The former New Orleans Saints defensive coordinator puts a happy Gator face on everything.
Best thing about coaching in college again? "I don't have to play the St. Louis Rams anymore," he says.
How does he explain the energy surges? "If you sleep four hours fast, that's like eight hours sleep," says Yogi Jr.
Philosophy on visor wearing and throwing? "Only if it rains," he says. "Only if the sun is in my eyes. If it rains I'll wear a hat."
Zook is no Spurrier, which is the way it should be. There is only one Ballcoach, and he's in Japan right now, drawing up ballplays, counting the nanoseconds until he can get back on the Washington Redskins' charter. After all, that's why they call it an Era: Spurrier came, he saw, he kicked SEC butt.
Now it's Zook's turn. So far he's pulled the seating from the Gators' practice field (You vil stand and you vil like it!), turned the tempo up in workouts and approved an offense that features more shotgun, more no-huddle, more rollouts, more option plays, more running. He doesn't have Spurrier's sense of verbal panache, but he's capable of a decent practical joke. At the end of the Gators' spring game, Zook called the team together and told it he had petitioned the NCAA for 15 more practices. "And since I'm a new coach, they granted the request," he said.
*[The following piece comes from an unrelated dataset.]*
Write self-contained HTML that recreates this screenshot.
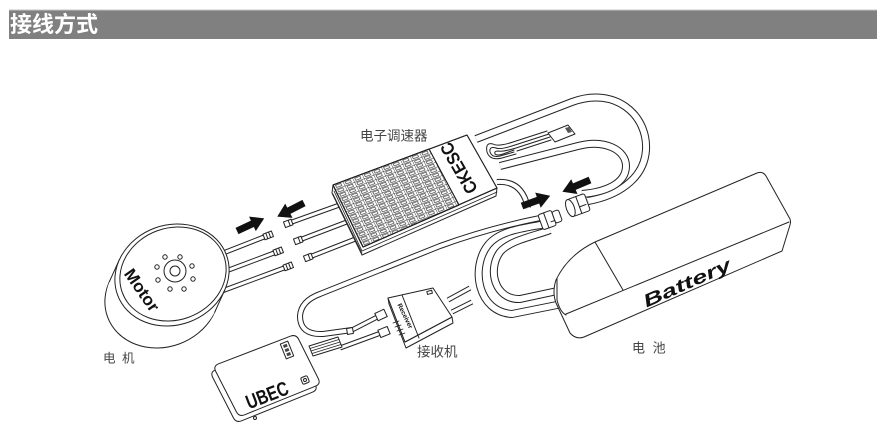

The Gators thought he was serious. Then he smiled.
"I learned a long time ago I had to be me," he says. "I have to be me. I can't come in here and be somebody else."
And there's the rub. Zook is caught between a Spurrier and a hard place. He has preseason Heisman Trophy favorite Rex Grossman at quarterback, and Earnest Graham at running back, and Taylor Jacobs at wide receiver, and the usual collection of Florida talent on the roster. But he also has the sequoia-tall shadow of Stevie Ballcoach, and a schedule that features the Hurricanes, Vols, SEC champ LSU, SEC East favorite Georgia, better-than-you-think South Carolina, Ole Miss at Oxford and Florida State at Tallahassee. Start 2-2 and folks in Gainesville are going to wish Zook was someone else ... or somewhere else.
Truth is, Zook won't get the same benefit of the doubt that Stoops or Shanahan would have received. But Zook knew that coming in. Those guys have football legacies. Zook has none.
According to Grossman, the Gators are buying into the Zook mentality. "Anytime there's a change, people get a little nervous," says Grossman. "But there's no reason this year won't be like any other year."
That's a tidy, but naïve way of looking at things. This won't be like any other year because Spurrier will be flinging visors in our nation's capital and Zook will be making his coaching debut at month's end.
One thing is for sure, though: "I think he's going to have some great pregame speeches," says Grossman.